INSTRUCTIONS TO FOLLOW: Each line that holds the word "this" counts once. Give the total number of such lines and nothing else.

SUPPLIED DATA:
★ ★ ★ ★ ★ ★ ★

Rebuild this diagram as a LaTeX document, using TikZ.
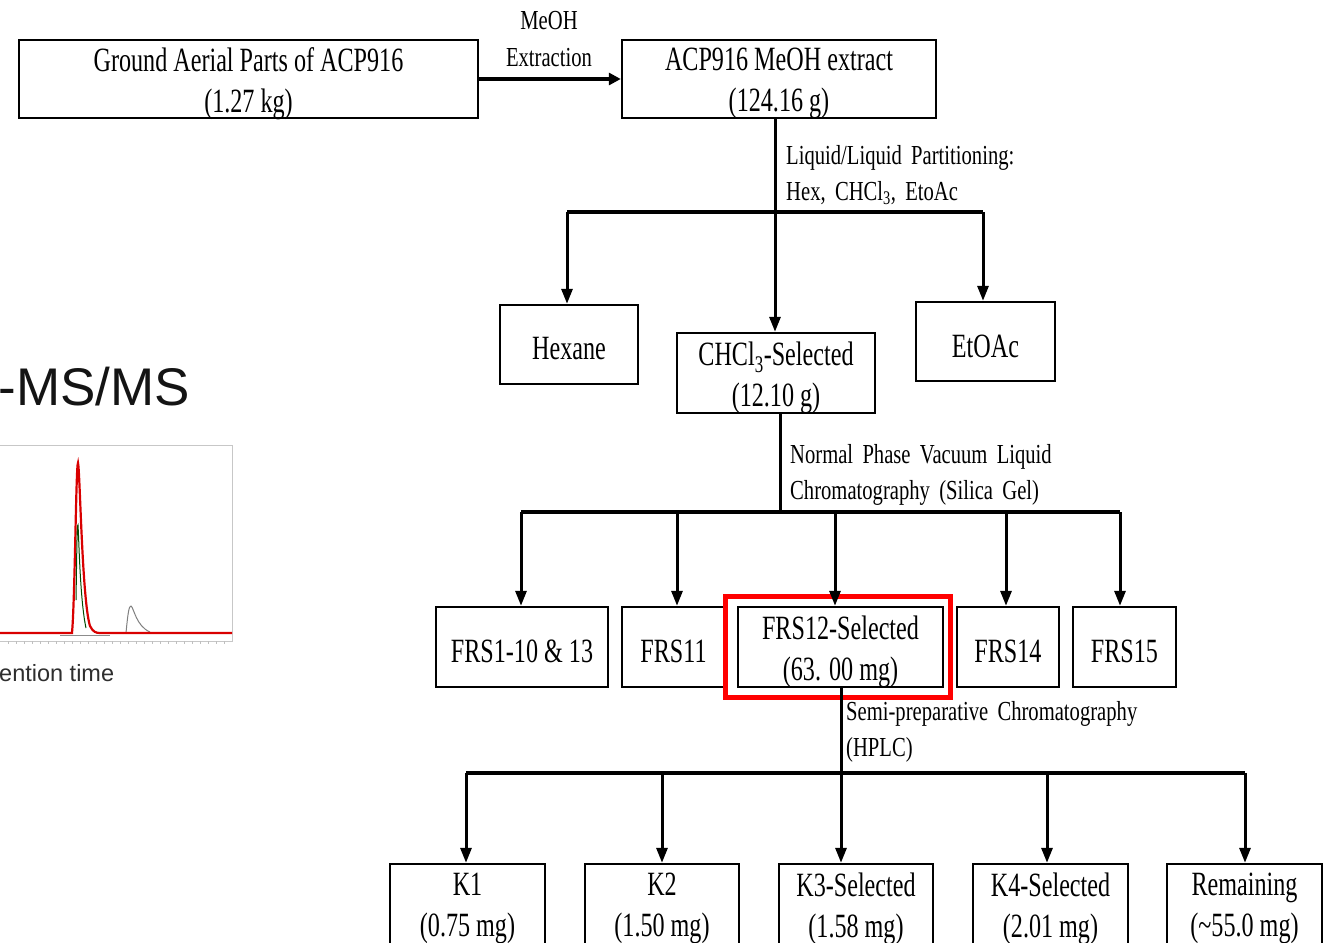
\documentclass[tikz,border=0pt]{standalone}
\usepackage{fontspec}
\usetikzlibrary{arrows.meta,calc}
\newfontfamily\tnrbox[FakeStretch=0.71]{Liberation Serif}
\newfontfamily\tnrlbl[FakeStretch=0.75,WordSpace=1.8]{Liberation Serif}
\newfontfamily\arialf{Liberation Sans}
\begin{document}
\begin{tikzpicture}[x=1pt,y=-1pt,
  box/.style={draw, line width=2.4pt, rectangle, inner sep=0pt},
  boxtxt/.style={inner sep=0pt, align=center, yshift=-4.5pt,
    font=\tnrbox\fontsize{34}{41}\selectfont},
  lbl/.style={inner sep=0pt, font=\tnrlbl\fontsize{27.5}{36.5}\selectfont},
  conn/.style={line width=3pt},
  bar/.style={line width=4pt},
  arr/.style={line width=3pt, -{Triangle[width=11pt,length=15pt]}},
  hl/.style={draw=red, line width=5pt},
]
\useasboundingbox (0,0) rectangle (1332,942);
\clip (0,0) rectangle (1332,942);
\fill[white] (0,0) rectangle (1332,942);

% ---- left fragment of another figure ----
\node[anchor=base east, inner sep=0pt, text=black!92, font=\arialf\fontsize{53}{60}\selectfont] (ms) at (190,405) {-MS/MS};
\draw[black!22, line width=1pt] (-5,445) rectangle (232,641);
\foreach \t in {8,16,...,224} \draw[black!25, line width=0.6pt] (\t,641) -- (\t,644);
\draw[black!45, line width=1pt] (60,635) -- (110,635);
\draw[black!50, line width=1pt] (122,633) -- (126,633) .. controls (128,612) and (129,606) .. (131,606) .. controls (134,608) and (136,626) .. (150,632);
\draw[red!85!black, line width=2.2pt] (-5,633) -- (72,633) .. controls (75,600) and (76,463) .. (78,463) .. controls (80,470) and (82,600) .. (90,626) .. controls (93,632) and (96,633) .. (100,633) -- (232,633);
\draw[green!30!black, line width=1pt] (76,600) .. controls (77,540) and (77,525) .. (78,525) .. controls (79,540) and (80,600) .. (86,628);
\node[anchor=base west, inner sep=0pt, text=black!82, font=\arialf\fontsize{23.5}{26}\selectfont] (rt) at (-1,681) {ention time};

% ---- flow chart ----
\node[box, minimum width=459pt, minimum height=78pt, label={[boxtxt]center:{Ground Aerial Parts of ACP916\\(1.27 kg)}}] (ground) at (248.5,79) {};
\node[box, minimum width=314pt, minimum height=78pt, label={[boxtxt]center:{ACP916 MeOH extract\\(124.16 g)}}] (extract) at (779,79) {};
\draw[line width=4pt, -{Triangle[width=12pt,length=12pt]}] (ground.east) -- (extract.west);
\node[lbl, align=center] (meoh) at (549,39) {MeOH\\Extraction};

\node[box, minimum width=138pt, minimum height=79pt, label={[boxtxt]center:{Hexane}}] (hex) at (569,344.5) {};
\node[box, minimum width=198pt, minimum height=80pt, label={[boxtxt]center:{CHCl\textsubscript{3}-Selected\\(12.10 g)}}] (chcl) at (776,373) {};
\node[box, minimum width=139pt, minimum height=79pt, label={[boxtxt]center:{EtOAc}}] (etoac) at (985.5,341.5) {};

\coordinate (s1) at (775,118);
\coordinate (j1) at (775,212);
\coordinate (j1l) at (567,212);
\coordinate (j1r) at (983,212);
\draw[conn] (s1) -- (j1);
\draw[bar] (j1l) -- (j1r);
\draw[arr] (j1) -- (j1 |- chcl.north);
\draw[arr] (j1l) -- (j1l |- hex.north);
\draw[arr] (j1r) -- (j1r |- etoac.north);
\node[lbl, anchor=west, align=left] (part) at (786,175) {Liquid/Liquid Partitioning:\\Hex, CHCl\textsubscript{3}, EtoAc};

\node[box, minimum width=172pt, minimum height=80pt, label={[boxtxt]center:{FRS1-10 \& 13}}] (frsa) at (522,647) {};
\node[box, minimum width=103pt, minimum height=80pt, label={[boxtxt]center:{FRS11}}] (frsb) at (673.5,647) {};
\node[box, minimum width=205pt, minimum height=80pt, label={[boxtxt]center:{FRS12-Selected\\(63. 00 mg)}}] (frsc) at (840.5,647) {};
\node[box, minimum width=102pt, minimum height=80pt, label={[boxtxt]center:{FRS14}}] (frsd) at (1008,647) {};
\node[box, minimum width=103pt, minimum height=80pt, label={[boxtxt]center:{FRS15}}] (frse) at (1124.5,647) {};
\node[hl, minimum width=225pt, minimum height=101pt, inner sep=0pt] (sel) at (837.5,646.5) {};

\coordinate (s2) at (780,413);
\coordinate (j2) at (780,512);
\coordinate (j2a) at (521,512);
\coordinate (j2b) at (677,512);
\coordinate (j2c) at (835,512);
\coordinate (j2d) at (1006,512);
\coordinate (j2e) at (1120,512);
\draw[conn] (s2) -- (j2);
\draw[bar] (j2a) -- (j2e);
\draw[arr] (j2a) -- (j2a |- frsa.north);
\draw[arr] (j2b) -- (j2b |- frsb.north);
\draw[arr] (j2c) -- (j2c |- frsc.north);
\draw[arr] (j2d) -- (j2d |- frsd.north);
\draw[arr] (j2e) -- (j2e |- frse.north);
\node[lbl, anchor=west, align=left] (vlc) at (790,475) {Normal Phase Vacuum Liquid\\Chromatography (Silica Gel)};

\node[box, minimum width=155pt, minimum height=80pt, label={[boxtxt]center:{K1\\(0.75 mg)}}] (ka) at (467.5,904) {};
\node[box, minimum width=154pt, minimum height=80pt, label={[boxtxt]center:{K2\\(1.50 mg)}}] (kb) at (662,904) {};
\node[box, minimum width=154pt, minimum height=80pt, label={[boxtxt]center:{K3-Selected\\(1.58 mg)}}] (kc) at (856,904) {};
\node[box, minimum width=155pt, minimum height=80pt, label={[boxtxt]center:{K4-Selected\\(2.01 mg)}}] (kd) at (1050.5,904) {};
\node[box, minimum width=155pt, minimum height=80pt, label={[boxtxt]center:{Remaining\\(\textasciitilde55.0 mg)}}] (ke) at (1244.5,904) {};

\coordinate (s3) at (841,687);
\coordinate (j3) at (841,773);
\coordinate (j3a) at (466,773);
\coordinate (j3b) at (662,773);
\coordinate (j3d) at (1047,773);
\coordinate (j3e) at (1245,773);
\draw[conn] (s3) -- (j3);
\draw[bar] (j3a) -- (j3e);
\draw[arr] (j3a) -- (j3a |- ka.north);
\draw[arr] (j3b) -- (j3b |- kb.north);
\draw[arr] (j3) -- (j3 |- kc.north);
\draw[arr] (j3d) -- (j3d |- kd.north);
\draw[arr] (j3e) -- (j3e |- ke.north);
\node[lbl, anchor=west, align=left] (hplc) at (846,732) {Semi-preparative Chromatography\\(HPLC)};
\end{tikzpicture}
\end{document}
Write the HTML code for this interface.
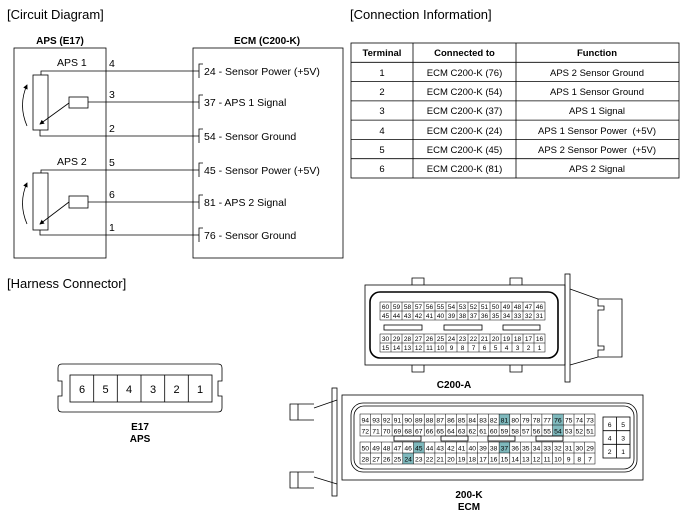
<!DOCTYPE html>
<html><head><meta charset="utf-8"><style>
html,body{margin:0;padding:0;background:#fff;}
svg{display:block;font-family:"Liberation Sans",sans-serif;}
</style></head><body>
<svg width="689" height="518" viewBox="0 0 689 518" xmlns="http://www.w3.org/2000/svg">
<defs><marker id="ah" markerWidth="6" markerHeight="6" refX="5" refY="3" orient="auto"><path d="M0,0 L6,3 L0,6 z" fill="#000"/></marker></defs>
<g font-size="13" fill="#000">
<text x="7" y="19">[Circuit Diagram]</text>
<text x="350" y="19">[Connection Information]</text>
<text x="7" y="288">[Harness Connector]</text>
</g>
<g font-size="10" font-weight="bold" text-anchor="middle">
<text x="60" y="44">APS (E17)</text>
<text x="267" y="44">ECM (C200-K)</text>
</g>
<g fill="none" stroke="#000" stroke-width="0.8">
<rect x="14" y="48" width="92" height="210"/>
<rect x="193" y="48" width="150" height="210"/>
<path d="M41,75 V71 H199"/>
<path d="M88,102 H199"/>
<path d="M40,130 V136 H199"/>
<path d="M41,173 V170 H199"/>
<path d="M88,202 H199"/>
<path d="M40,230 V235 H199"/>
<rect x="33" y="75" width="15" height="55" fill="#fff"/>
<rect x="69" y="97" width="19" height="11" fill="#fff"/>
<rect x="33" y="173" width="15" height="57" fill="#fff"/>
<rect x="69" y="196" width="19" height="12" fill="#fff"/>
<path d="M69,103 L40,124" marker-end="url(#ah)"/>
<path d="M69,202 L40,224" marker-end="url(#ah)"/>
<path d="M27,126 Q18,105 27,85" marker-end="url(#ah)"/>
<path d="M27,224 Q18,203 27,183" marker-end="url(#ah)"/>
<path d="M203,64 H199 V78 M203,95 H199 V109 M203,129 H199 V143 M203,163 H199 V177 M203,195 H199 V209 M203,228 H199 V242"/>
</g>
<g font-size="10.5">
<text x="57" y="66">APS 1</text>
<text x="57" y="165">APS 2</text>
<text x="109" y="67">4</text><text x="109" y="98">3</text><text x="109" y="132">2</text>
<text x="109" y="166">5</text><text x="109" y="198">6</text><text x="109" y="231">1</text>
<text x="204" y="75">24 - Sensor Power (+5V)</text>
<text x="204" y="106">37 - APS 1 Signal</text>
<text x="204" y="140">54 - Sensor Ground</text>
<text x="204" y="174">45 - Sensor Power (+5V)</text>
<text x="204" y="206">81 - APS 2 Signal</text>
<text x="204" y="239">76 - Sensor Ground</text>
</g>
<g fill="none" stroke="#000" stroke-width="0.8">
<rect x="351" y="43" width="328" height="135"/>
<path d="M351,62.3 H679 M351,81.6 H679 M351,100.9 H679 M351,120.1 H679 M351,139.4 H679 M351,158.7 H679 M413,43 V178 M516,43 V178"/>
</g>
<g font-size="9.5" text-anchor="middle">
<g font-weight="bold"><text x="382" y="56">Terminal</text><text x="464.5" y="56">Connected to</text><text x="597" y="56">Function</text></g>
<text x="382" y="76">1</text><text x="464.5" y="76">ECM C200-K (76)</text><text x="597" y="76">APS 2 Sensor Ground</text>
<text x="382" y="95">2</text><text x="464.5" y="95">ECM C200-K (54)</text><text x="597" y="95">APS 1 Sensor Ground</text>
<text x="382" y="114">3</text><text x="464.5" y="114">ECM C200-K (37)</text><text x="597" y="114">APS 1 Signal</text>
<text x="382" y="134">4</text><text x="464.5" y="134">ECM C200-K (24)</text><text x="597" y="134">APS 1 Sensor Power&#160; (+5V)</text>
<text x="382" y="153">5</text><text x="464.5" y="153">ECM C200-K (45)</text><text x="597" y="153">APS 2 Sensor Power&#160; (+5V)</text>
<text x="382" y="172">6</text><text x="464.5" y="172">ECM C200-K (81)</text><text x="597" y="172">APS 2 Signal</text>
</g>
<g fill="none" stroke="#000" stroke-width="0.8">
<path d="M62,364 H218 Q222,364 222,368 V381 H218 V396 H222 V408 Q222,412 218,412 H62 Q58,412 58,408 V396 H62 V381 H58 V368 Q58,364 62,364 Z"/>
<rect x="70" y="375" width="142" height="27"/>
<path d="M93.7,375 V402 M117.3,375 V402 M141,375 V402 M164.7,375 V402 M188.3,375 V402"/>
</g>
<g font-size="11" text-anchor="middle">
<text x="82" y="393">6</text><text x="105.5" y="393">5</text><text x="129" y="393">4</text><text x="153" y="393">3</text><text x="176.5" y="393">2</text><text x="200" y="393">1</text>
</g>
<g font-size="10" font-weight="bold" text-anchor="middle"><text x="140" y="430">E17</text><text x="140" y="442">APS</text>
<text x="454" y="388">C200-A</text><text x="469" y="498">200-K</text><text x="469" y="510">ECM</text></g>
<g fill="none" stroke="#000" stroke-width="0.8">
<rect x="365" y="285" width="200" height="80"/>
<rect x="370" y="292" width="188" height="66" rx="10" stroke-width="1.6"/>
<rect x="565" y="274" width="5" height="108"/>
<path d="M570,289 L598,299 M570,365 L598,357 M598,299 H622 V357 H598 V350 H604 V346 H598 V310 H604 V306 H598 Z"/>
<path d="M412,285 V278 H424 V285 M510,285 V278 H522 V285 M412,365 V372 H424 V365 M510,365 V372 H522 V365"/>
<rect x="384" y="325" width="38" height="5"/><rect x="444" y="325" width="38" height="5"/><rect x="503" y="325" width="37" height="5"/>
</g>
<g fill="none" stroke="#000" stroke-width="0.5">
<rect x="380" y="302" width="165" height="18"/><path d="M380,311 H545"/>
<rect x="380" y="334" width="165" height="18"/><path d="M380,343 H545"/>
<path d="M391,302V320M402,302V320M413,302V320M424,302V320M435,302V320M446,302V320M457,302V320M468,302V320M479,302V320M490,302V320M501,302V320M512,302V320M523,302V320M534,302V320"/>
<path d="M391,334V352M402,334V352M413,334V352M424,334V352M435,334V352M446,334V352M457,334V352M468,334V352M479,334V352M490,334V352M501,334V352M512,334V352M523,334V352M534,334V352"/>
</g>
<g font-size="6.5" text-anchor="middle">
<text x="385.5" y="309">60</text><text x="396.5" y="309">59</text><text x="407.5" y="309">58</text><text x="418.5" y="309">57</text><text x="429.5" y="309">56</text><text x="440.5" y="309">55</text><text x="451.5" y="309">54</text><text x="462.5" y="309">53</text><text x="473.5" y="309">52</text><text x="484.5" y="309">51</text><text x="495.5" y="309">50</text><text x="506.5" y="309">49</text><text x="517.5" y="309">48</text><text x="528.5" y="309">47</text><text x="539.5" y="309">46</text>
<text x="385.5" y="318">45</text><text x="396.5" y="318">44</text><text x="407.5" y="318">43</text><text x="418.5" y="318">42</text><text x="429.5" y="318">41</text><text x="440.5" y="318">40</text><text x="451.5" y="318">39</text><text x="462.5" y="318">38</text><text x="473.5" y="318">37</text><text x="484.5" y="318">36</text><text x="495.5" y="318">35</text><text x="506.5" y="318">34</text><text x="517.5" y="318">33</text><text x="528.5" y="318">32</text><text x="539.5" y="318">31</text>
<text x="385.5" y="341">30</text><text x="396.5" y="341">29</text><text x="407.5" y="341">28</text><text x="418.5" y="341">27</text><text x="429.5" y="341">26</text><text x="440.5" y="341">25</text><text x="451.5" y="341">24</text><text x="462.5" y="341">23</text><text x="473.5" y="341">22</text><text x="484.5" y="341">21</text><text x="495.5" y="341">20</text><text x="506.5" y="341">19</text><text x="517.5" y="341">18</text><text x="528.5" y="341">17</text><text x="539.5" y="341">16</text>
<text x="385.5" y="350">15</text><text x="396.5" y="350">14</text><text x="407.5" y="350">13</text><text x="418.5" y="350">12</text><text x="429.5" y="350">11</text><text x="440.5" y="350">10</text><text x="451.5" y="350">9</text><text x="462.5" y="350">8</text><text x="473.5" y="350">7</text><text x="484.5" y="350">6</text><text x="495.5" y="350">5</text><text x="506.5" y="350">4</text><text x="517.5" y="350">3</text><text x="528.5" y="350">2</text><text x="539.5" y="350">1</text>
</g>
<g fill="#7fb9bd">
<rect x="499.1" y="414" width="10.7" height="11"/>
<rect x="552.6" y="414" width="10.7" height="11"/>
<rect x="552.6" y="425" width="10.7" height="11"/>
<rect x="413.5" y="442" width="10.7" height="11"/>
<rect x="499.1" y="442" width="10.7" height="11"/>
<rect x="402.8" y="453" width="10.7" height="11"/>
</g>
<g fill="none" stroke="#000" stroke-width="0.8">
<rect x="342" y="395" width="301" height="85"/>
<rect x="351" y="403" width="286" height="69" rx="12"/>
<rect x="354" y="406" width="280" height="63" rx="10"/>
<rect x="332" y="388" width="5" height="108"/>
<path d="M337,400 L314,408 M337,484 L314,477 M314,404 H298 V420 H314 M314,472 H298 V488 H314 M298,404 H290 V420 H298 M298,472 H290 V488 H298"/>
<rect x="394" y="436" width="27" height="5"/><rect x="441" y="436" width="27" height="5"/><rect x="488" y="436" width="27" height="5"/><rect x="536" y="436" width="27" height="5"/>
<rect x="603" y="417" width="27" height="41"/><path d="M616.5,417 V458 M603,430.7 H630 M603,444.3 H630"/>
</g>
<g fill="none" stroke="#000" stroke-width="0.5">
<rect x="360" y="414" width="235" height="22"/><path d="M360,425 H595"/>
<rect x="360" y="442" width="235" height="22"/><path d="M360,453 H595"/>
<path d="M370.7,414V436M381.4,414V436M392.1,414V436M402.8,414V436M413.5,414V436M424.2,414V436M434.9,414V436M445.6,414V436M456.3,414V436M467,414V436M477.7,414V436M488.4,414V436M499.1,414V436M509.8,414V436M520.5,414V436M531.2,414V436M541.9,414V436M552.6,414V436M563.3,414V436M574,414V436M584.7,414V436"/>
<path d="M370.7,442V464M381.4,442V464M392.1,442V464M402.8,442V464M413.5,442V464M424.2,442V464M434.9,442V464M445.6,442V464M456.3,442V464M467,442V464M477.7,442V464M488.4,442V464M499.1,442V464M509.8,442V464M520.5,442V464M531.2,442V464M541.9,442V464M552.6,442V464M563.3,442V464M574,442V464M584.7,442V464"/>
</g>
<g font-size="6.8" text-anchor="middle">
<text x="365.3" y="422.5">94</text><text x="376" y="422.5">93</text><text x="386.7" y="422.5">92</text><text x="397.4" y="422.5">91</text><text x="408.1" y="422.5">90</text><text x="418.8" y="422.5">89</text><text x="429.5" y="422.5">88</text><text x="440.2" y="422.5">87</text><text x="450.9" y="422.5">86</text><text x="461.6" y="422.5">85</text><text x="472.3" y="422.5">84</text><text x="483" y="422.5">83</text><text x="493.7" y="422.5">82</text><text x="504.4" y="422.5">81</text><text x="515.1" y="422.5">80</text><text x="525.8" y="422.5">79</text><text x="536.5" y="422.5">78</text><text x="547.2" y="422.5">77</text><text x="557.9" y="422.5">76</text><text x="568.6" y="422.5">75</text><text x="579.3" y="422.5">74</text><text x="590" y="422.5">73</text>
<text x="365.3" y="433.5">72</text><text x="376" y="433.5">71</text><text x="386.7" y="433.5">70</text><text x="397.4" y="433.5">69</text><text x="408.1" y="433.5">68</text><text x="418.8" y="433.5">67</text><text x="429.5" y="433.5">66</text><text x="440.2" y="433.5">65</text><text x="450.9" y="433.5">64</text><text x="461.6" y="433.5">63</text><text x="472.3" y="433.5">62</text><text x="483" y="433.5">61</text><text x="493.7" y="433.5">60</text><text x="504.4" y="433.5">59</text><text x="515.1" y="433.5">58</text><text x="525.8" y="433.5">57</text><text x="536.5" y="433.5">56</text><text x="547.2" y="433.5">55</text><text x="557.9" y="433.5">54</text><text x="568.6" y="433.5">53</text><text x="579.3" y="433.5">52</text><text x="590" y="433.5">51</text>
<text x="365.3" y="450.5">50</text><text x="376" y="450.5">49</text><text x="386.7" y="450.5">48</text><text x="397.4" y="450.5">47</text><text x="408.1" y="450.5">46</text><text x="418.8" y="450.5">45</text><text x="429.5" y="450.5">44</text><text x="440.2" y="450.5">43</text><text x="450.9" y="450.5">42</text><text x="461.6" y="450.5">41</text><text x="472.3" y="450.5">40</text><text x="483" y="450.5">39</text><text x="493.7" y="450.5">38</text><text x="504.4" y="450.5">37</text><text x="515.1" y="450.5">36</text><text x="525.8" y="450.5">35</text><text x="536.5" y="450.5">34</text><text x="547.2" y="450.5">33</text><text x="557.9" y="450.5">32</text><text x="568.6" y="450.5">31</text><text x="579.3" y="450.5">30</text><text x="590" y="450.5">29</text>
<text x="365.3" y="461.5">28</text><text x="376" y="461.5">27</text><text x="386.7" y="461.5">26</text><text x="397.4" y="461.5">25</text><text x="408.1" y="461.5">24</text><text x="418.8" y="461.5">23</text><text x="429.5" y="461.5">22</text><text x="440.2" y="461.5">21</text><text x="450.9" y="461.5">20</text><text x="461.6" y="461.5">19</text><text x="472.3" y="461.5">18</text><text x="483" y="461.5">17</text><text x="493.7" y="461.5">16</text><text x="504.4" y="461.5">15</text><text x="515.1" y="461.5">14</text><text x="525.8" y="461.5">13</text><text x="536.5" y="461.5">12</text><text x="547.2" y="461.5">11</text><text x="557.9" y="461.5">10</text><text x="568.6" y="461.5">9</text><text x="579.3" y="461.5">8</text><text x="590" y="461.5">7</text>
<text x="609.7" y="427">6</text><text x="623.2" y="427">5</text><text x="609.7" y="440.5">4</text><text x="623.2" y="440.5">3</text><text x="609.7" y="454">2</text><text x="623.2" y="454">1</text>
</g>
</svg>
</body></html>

★ ★ ★ ★ ★ ★ ★

RESULT OF THE TASK: 2